Not only are you usually a complete novice at it, but there is only limited preparation for the practical stuff and the best "teaching" of all is by example from your own parents.

But then, the main lesson that many people will learn from them is that they have no intention of bringing up their own children the same way.

This parenting you do is a balancing act between getting nutrition, discipline and development just right or totally wrong. And underpinning it all is a love that drives you to delight or despair, often alternately.

The law helps the extreme cases, but, for the mainstream family trying to enforce discipline, parents often feel it is not helping at all.

All the rights appear to have been given to the children, who are too immature to use them properly. And the abuse of them can leave adults feeling impotent when it comes to normal tasks like ensuring they attend school or preventing them from buying alcohol.

So, is any of this fair on today's poor parents?

Sorry, but yes, it is.

Like everything else now, life has to be made as effort-free as possible. But parenting was never meant to be like that.

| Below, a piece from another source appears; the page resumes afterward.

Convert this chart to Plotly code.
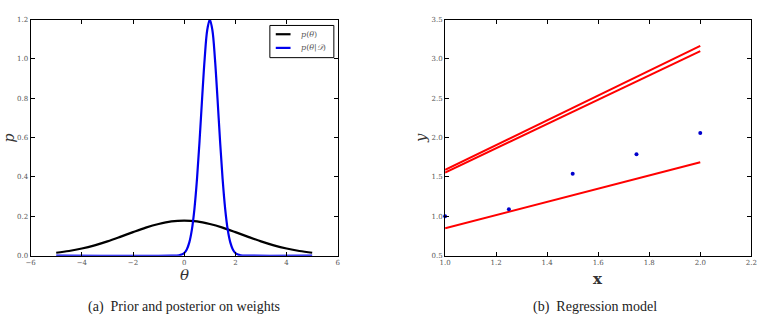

It challenges adults in their own development, stretches their virtues and highlights their shortcomings.

Parenting teaches us something every day, and whether we can learn from this and use this knowledge to improve the way we deal with our children is up to us.

Few parents have it easy. And even the ones put through the wringer for what seems like years by trucculent, uncaring teens somehow find a way through to re-discovering their children once more.

But few parents would swap even the darkest days for those rare moments of blinding love or revelation with our offspring. So, parenting continues.

Clever fella, that God, don't you think?